Though the right to privacy issue rose from matter relating to the constitutional validity of the Aadhaar Scheme, even after final adjudication of the issue, the fate of Aadhaar is uncertain. It is evident from the above six separate but concurrent judgments that the efforts made by Justices Chandrachud and Nariman in writing the judgment have been utilised by all other judges. Every citizen of India will be thankful to them for gifting them a new set of fundamental rights.

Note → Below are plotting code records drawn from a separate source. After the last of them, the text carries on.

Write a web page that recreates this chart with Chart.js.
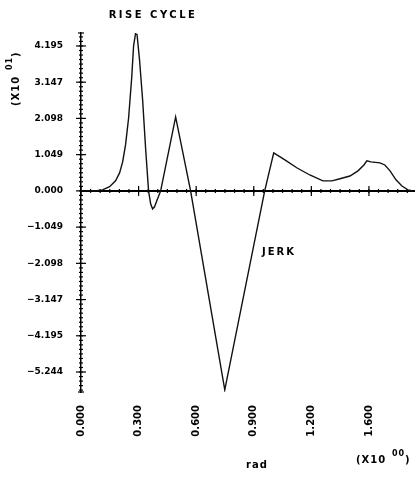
<!DOCTYPE html>
<html><head><meta charset="utf-8">
<script src="https://cdn.jsdelivr.net/npm/chart.js@4"></script>
<style>html,body{margin:0;padding:0;background:#fff;overflow:hidden;}</style>
</head><body>
<canvas id="c" width="415" height="477"></canvas>
<script>
// rad
const xValues = [0, 0.070, 0.112, 0.149, 0.180, 0.201, 0.217, 0.232, 0.248, 0.264, 0.274, 0.284, 0.292, 0.305, 0.321, 0.337, 0.352, 0.363, 0.373, 0.383, 0.399, 0.415, 0.493, 0.571, 0.749, 0.957, 1.004, 1.062, 1.124, 1.192, 1.260, 1.307, 1.349, 1.401, 1.443, 1.474, 1.489, 1.510, 1.557, 1.583, 1.610, 1.641, 1.672, 1.703, 1.729];
// jerk (x10^1)
const jerkValues = [0, 0, 0.03, 0.12, 0.29, 0.52, 0.84, 1.33, 2.11, 3.27, 4.20, 4.55, 4.52, 3.79, 2.64, 1.19, 0, -0.38, -0.52, -0.46, -0.23, 0, 2.14, 0, -5.76, 0, 1.10, 0.90, 0.67, 0.46, 0.29, 0.29, 0.35, 0.43, 0.58, 0.75, 0.87, 0.84, 0.81, 0.75, 0.58, 0.32, 0.14, 0.03, 0];
const xTickValues = [0, 0.3, 0.6, 0.9, 1.2, 1.5];
const xTickLabels = ["0.000", "0.300", "0.600", "0.900", "1.200", "1.600"];
const yTickValues = [4.195, 3.147, 2.098, 1.049, 0, -1.049, -2.098, -3.147, -4.195, -5.244];
const yTickLabels = ["4.195", "3.147", "2.098", "1.049", "0.000", "\u22121.049", "\u22122.098", "\u22123.147", "\u22124.195", "\u22125.244"];
const titleText = "RISE CYCLE";
const seriesLabel = "JERK";
const xTitle = "rad";
const yTitle = "(X10 ";
const yExp = "01";
const xExp = "00";

const FONT = "DejaVu Sans";

const axisMarks = {
  id: 'axisMarks',
  beforeDatasetsDraw(chart) {
    const {ctx, scales: {x, y}, chartArea: a} = chart;
    const y0 = y.getPixelForValue(0);
    const L = a.left;
    ctx.save();
    ctx.strokeStyle = '#000';
    const seg = (x1, y1, x2, y2) => { ctx.beginPath(); ctx.moveTo(x1, y1); ctx.lineTo(x2, y2); ctx.stroke(); };
    ctx.lineWidth = 2;
    seg(L, y0, a.right, y0);
    ctx.lineWidth = 1.2;
    xTickValues.forEach(v => { const p = x.getPixelForValue(v); seg(p, y0 - 5, p, y0 + 5); });
    for (let k = 1; k * 0.05 <= x.max; k++) {
      const p = x.getPixelForValue(k * 0.05);
      seg(p, y0 - 2, p, y0 + 2);
    }
    yTickValues.forEach(v => { const p = y.getPixelForValue(v); seg(L - 5, p, L + 5, p); });
    const step = 1.049 / 8;
    for (let k = -60; k <= 60; k++) {
      const v = k * step;
      if (v < y.min || v > y.max) continue;
      const p = y.getPixelForValue(v);
      seg(L - 2, p, L + 2, p);
    }
    seg(L - 3, a.top, L + 3, a.top);
    seg(L - 3, a.bottom, L + 3, a.bottom);
    ctx.restore();
  },
  afterDraw(chart) {
    const {ctx, scales: {x, y}} = chart;
    ctx.save();
    ctx.fillStyle = '#000';
    ctx.textBaseline = 'middle';
    ctx.textAlign = 'center';
    ctx.font = `bold 10px "${FONT}"`;
    ctx.letterSpacing = '2.5px';
    ctx.fillText(titleText, 153, 15);
    ctx.letterSpacing = '2px';
    ctx.fillText(seriesLabel, 279, 252);
    ctx.letterSpacing = '1px';
    ctx.font = `bold 10px "${FONT}"`;
    ctx.fillText(xTitle, 257, 465);
    // x exponent
    ctx.textAlign = 'left';
    ctx.fillText(yTitle.trim(), 356, 460);
    ctx.font = `bold 8px "${FONT}"`;
    ctx.fillText(xExp, 392, 454);
    ctx.font = `bold 10px "${FONT}"`;
    ctx.fillText(")", 405, 460);
    // y title rotated
    ctx.translate(16, 72);
    ctx.rotate(-Math.PI / 2);
    ctx.textAlign = 'left';
    ctx.fillText(yTitle.trim(), -34, 0);
    ctx.font = `bold 8px "${FONT}"`;
    ctx.fillText(yExp, 2, -6);
    ctx.font = `bold 10px "${FONT}"`;
    ctx.fillText(")", 15, 0);
    ctx.restore();
  }
};

new Chart(document.getElementById('c'), {
  type: 'line',
  data: {
    datasets: [{
      label: seriesLabel,
      data: xValues.map((xv, i) => ({x: xv, y: jerkValues[i]})),
      borderColor: '#111',
      borderWidth: 1.4,
      pointRadius: 0,
      tension: 0,
      fill: false
    }]
  },
  options: {
    responsive: false,
    animation: false,
    layout: {padding: {top: 33, right: 0, bottom: 0, left: 0}},
    plugins: {legend: {display: false}, tooltip: {enabled: false}, title: {display: false}},
    scales: {
      x: {
        type: 'linear', min: 0, max: 1.74, position: 'bottom',
        afterBuildTicks: s => { s.ticks = xTickValues.map(v => ({value: v})); },
        afterFit: s => { s.height = 85; },
        grid: {display: false, drawTicks: false},
        border: {display: false},
        ticks: {
          autoSkip: false, minRotation: 90, maxRotation: 90, padding: 13, color: '#000',
          font: {family: FONT, weight: 'bold', size: 10},
          callback: (v, i) => xTickLabels[i]
        }
      },
      y: {
        type: 'linear', min: -5.823, max: 4.571,
        afterBuildTicks: s => { s.ticks = yTickValues.map(v => ({value: v})); },
        afterFit: s => { s.width = 81; },
        grid: {display: false, drawTicks: false},
        border: {display: true, color: '#000', width: 1.5},
        ticks: {
          autoSkip: false, padding: 18, color: '#000',
          font: {family: FONT, weight: 'bold', size: 9},
          callback: (v, i) => yTickLabels[i]
        }
      }
    }
  },
  plugins: [axisMarks]
});
</script>
</body></html>
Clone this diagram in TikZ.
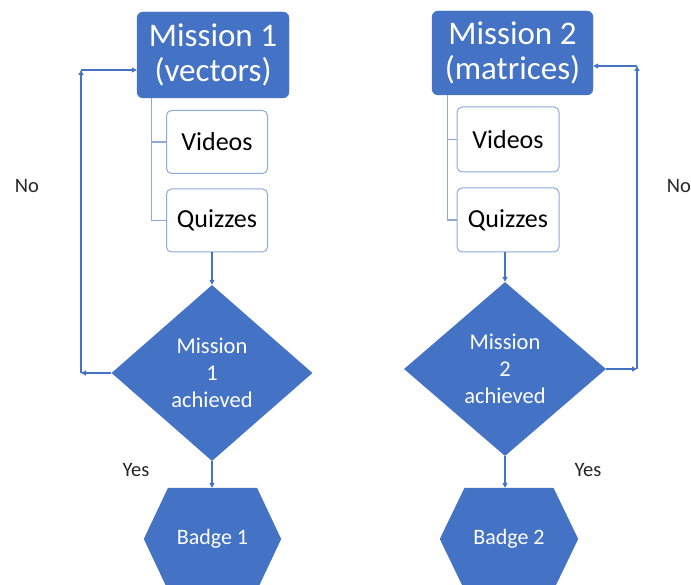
\documentclass[tikz,border=0pt]{standalone}
\usepackage{fontspec}
\setmainfont{Carlito}
\usetikzlibrary{shapes.geometric,arrows.meta,backgrounds}
\definecolor{obl}{HTML}{4472C4}
\definecolor{lbl}{HTML}{8EA9DB}
\begin{document}
\begin{tikzpicture}[x=1pt,y=-1pt,
 mission/.style={draw=obl,fill=obl,rounded corners=6pt,text=white,font=\fontsize{33}{35}\selectfont,align=center,inner sep=0pt},
 sub/.style={draw=lbl,line width=1pt,fill=white,rounded corners=5pt,font=\fontsize{26}{30}\selectfont,inner sep=0pt,minimum width=101pt,minimum height=63pt},
 decision/.style={diamond,fill=obl,text=white,font=\fontsize{22.5}{27}\selectfont,align=center,inner sep=0pt,aspect=1.1},
 badge/.style={text=white,font=\fontsize{22}{26}\selectfont,inner sep=0pt,minimum width=137pt,minimum height=102pt},
 tree/.style={draw=lbl,line width=1.2pt},
 conn/.style={draw=obl,line width=1.3pt},
 arr/.style={conn,-{Triangle[length=5pt,width=5pt]}},
 lab/.style={font=\fontsize{20.5}{24}\selectfont,text=black!85}
]
\useasboundingbox (0,0) rectangle (691,585);
\clip (0,0) rectangle (691,585);

% ---- Mission 1 ----
\node[mission,minimum width=152pt,minimum height=86pt] (m1) at (213,55) {Mission 1\\(vectors)};
\node[sub] (v1) at (217,142) {Videos};
\node[sub] (q1) at (217,220.5) {Quizzes};
\node[decision,minimum width=201pt,minimum height=176pt] (d1) at (212,373) {Mission\\1\\achieved};
\node[badge] (b1) at (212.5,539) {Badge 1};
\begin{scope}[on background layer]
\fill[obl] ([xshift=-44.5pt]b1.north) -- ([xshift=44.5pt]b1.north) -- (b1.east) -- ([xshift=44.5pt]b1.south) -- ([xshift=-44.5pt]b1.south) -- (b1.west) -- cycle;
\end{scope}

\draw[tree] ([xshift=15pt]m1.south west) |- (v1.west);
\draw[tree] ([xshift=15pt]m1.south west) |- (q1.west);
\draw[arr] (d1.north |- q1.south) -- (d1.north);
\draw[arr] (d1.south) -- (d1.south |- b1.north);

\coordinate (l1a) at (81,70);
\coordinate (l1b) at (l1a |- d1.west);
\draw[arr] (d1.west) -- (l1b);
\draw[arr] (l1b) -- (l1a);
\draw[arr] (l1a) -- (l1a -| m1.west);

\node[lab] (no1) at (27,186) {No};
\node[lab] (yes1) at (136,470) {Yes};

% ---- Mission 2 ----
\node[mission,minimum width=161pt,minimum height=84pt] (m2) at (512.5,53) {Mission 2\\(matrices)};
\node[sub,minimum width=102pt,minimum height=65pt] (v2) at (508,139.5) {Videos};
\node[sub,minimum width=102pt,minimum height=64pt] (q2) at (508,220) {Quizzes};
\node[decision,minimum width=202pt,minimum height=174pt] (d2) at (505,369) {Mission\\2\\achieved};
\node[badge,minimum width=138pt] (b2) at (509,539) {Badge 2};
\begin{scope}[on background layer]
\fill[obl] ([xshift=-44.5pt]b2.north) -- ([xshift=44.5pt]b2.north) -- (b2.east) -- ([xshift=44.5pt]b2.south) -- ([xshift=-44.5pt]b2.south) -- (b2.west) -- cycle;
\end{scope}

\draw[tree] ([xshift=16pt]m2.south west) |- (v2.west);
\draw[tree] ([xshift=16pt]m2.south west) |- (q2.west);
\draw[arr] (d2.north |- q2.south) -- (d2.north);
\draw[arr] (d2.south) -- (d2.south |- b2.north);

\coordinate (l2a) at (637,66);
\coordinate (l2b) at (l2a |- d2.east);
\draw[arr] (d2.east) -- (l2b);
\draw[arr] (l2b) -- (l2a);
\draw[arr] (l2a) -- (l2a -| m2.east);

\node[lab] (no2) at (679,186) {No};
\node[lab] (yes2) at (588,470) {Yes};
\end{tikzpicture}
\end{document}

Meanwhile, the issue of whether Aadhaar violates the right to privacy will still have to be dealt with. Nonetheless, this is a moment of triumph and celebration of the assertion of citizens’ rights. One has to hail the fight put up by numerous activists and lawyers who made it possible to stand up against a dominant state. Lessons of the past cannot easily be forgotten. The Court is supreme and so is freedom.